Silica AeroGels

The Microstructured Materials Group at Berkeley Lab was formed in 1981 by Dr. Arlon Hunt. The initial focus of the group involved the study of small particles as an energy absorbing medium for solar-thermal systems. These studies included fundamental methods of producing small carbon particles and their optical and thermal properties under concentrated solar radiation. Shortly thereafter, the reappearance of aerogels in research circles presented an obvious opportunity to extend the ongoing solar energy program to a new class of materials. For several years, the group studied the fundamental chemistry and physics of the preparation of silica aerogels. A major advance came in 1983, with the development of the CO₂ substitution/drying process. This greatly reduced the hazards and costs associated with the production of aerogels. In 1988 light scattering methods used to study aerogels were extended to the study of sea water and ocean optics in general. This eventually evolved into scattering studies of sea ice and biological organisms (dinoflagellates and sickle cells, etc).

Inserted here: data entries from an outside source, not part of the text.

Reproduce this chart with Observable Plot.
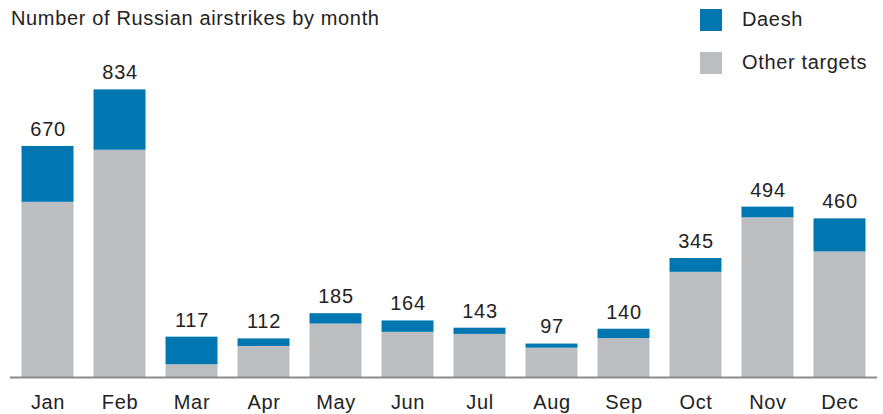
<!DOCTYPE html>
<html>
<head>
<meta charset="utf-8">
<script src="https://cdn.jsdelivr.net/npm/d3@7"></script>
<script src="https://cdn.jsdelivr.net/npm/@observablehq/plot@0.6"></script>
<style>
  body { margin: 0; background: #fff; }
  #wrap { position: relative; width: 883px; height: 414px; font-family: "Liberation Sans", Arial, sans-serif; color: #222; }
  #title { position: absolute; left: 11px; top: 6px; font-size: 20px; letter-spacing: 0.65px; line-height: 24px; white-space: nowrap; }
  .leg { position: absolute; left: 700px; display: flex; align-items: center; font-size: 20px; letter-spacing: 0.65px; white-space: nowrap; }
  .sw { width: 22px; height: 22px; margin-right: 20px; }
  #chart { position: absolute; left: 0; top: 0; }
  #chart text { letter-spacing: 0.65px; }
</style>
</head>
<body>
<div id="wrap">
  <div id="chart"></div>
  <div id="title">Number of Russian airstrikes by month</div>
  <div class="leg" style="top:8px"><div class="sw" style="background:#0077b0"></div><span>Daesh</span></div>
  <div class="leg" style="top:51px"><div class="sw" style="background:#bcbdc0"></div><span>Other targets</span></div>
</div>
<script>
const months = ["Jan","Feb","Mar","Apr","May","Jun","Jul","Aug","Sep","Oct","Nov","Dec"];
const daesh  = [162, 175, 80, 22, 30, 33, 18, 12, 27, 40, 31, 96];
const other  = [508, 659, 37, 90, 155, 131, 125, 85, 113, 305, 463, 364];
const totals = [670, 834, 117, 112, 185, 164, 143, 97, 140, 345, 494, 460];
const series = ["Other targets", "Daesh"];
const colors = ["#bcbdc0", "#0077b0"];

const rows = [];
months.forEach((m, i) => {
  rows.push({month: m, type: "Other targets", value: other[i]});
  rows.push({month: m, type: "Daesh", value: daesh[i]});
});
const totalRows = months.map((m, i) => ({month: m, total: totals[i]}));

const chart = Plot.plot({
  width: 883,
  height: 414,
  marginLeft: 10,
  marginRight: 6,
  marginTop: 68,
  marginBottom: 37,
  style: {fontFamily: "Liberation Sans, Arial, sans-serif", fontSize: "20px", color: "#222", background: "transparent"},
  x: {domain: months, paddingInner: 0.278, paddingOuter: 0.16, round: false, label: null},
  y: {domain: [0, 896], axis: null},
  color: {domain: series, range: colors},
  marks: [
    Plot.barY(rows, {x: "month", y: "value", fill: "type", order: series}),
    Plot.ruleY([0], {stroke: "#8c8c8c", strokeWidth: 2}),
    Plot.text(totalRows, {x: "month", y: "total", text: d => String(d.total), dy: -17, fill: "#222", fontSize: 20}),
    Plot.axisX({tickSize: 0, tickPadding: 17, fontSize: 20, fill: "#222", label: null})
  ]
});
document.getElementById("chart").appendChild(chart);
</script>
</body>
</html>
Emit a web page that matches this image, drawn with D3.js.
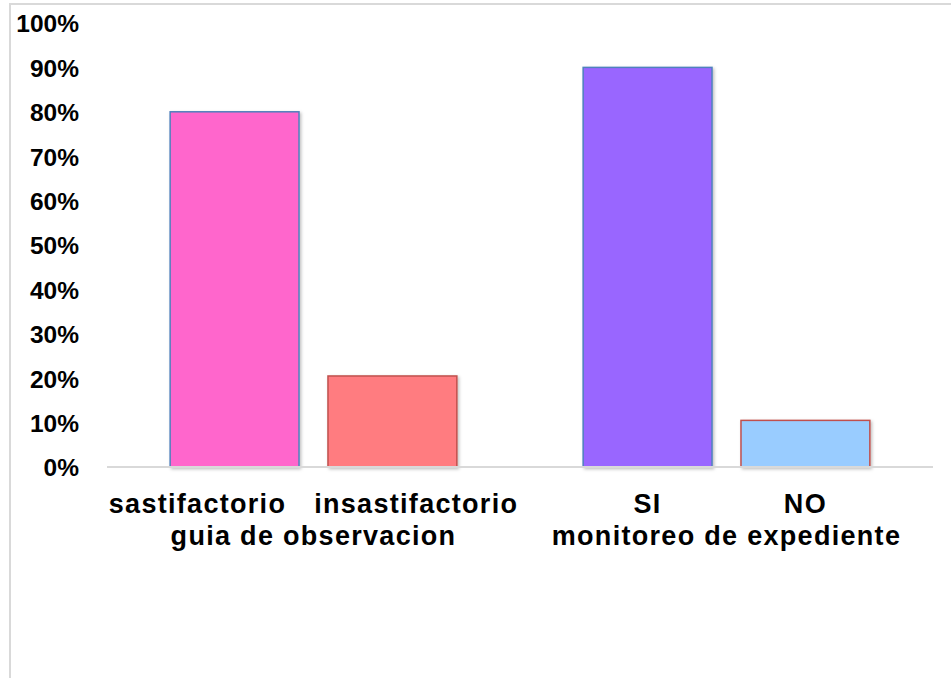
<!DOCTYPE html>
<html>
<head>
<meta charset="utf-8">
<script src="https://cdn.jsdelivr.net/npm/d3@7"></script>
<style>
  html, body { margin: 0; padding: 0; background: #ffffff; }
  svg { display: block; }
</style>
</head>
<body>
<svg id="chart" width="951" height="678"></svg>
<script>
// Groups, their sub-categories and percentage values
const groups = ["guia de observacion", "monitoreo de expediente"];
const subLabels = [["sastifactorio", "insastifactorio"], ["SI", "NO"]];
const values = [[80, 20.5], [90, 10.5]];
const barColors = [["#ff66cc", "#ff7c80"], ["#9966ff", "#99ccff"]];
const barStrokes = [["#4f81bd", "#c0504d"], ["#4f81bd", "#c0504d"]];
const yTicks = [0, 10, 20, 30, 40, 50, 60, 70, 80, 90, 100];

const svg = d3.select("#chart");
const W = 951, H = 678;
const plot = { left: 107, right: 933, top: 23, bottom: 467 };

// Outer frame (only top and left edges fall inside the view)
svg.append("rect")
  .attr("x", 10).attr("y", 4)
  .attr("width", W + 20).attr("height", H + 20)
  .attr("fill", "none")
  .attr("stroke", "#d9d9d9")
  .attr("stroke-width", 2);

const defs = svg.append("defs");
const shadow = defs.append("filter").attr("id", "barShadow")
  .attr("x", "-10%").attr("y", "-10%").attr("width", "130%").attr("height", "130%");
shadow.append("feDropShadow")
  .attr("dx", 1.5).attr("dy", 1.5).attr("stdDeviation", 1.5)
  .attr("flood-color", "#000").attr("flood-opacity", 0.25);

const y = d3.scaleLinear().domain([0, 100]).range([plot.bottom, plot.top]);

const x0 = d3.scaleBand().domain(groups).range([plot.left, plot.right]).padding(0);
const x1 = d3.scaleBand().domain([0, 1]).range([0, x0.bandwidth()])
  .paddingInner(0.1835).paddingOuter(0.4);

// Y axis labels (no axis line, no tick marks)
const yAxis = d3.axisLeft(y).tickValues(yTicks).tickFormat(d => d + "%").tickSize(0).tickPadding(0);
const yg = svg.append("g").attr("transform", "translate(79,0)").call(yAxis);
yg.select(".domain").remove();
yg.selectAll("text")
  .attr("font-family", "'Liberation Sans', Arial, sans-serif")
  .attr("font-weight", "bold")
  .attr("font-size", 24.5)
  .attr("fill", "#000")
  .attr("dy", "0.36em");

// Bars
groups.forEach((g, gi) => {
  const gx = x0(g);
  values[gi].forEach((v, i) => {
    svg.append("rect")
      .attr("x", gx + x1(i))
      .attr("y", y(v))
      .attr("width", x1.bandwidth())
      .attr("height", y(0) - y(v))
      .attr("fill", barColors[gi][i])
      .attr("stroke", barStrokes[gi][i])
      .attr("stroke-width", 1.5)
      .attr("filter", "url(#barShadow)");
  });
});

// Category baseline
svg.append("line")
  .attr("x1", plot.left).attr("x2", plot.right)
  .attr("y1", y(0)).attr("y2", y(0))
  .attr("stroke", "#d9d9d9").attr("stroke-width", 2);

// Category labels: sub-category line and group line
const labelFont = "'Liberation Sans', Arial, sans-serif";
const labelSize = 27;
const labelSpacing = 1.3;
const subY = 513, groupY = 545;
const minGap = 28;

groups.forEach((g, gi) => {
  const gx = x0(g);
  const center = gx + x0.bandwidth() / 2;
  const texts = subLabels[gi].map((s, i) => svg.append("text")
    .attr("font-family", labelFont)
    .attr("font-weight", "bold")
    .attr("font-size", labelSize)
    .attr("letter-spacing", labelSpacing)
    .attr("fill", "#000")
    .attr("y", subY)
    .text(s));
  const widths = texts.map(t => t.node().getComputedTextLength());
  let lefts = subLabels[gi].map((s, i) => gx + x1(i) + x1.bandwidth() / 2 - widths[i] / 2);
  // When labels centered on their bars collide, set them side by side around the group center
  if (lefts[0] + widths[0] + minGap > lefts[1]) {
    const total = widths[0] + minGap + widths[1];
    lefts = [center - total / 2, center - total / 2 + widths[0] + minGap];
  }
  texts.forEach((t, i) => t.attr("x", lefts[i]));

  svg.append("text")
    .attr("font-family", labelFont)
    .attr("font-weight", "bold")
    .attr("font-size", labelSize)
    .attr("letter-spacing", labelSpacing)
    .attr("fill", "#000")
    .attr("x", center)
    .attr("y", groupY)
    .attr("text-anchor", "middle")
    .text(g);
});
</script>
</body>
</html>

Aerogel work has continued, with recent developments including new methods for forming composite aerogels via chemical vapor infiltration, processes leading to photoluminecsent silica aerogels, theoretical and experimental studies of the thermal conductivity of aerogels, investigation into the effects of microgravity of gel formation, and silica aerogels as kinetic-energy absorbing materials. Major facilities and equipment developed and operated by the group include: a solar simulator capable of producing a light intensity of up to 16,000 suns, a polarization nephelometer for light scattering studies, a bistatic polarization nephelometer for remote measurements and field work, a thin-film-heater device for measuring thermal conductivity of vacuum insulation panels, and a semi-automated supercritical drying system with a 40-liter capacity.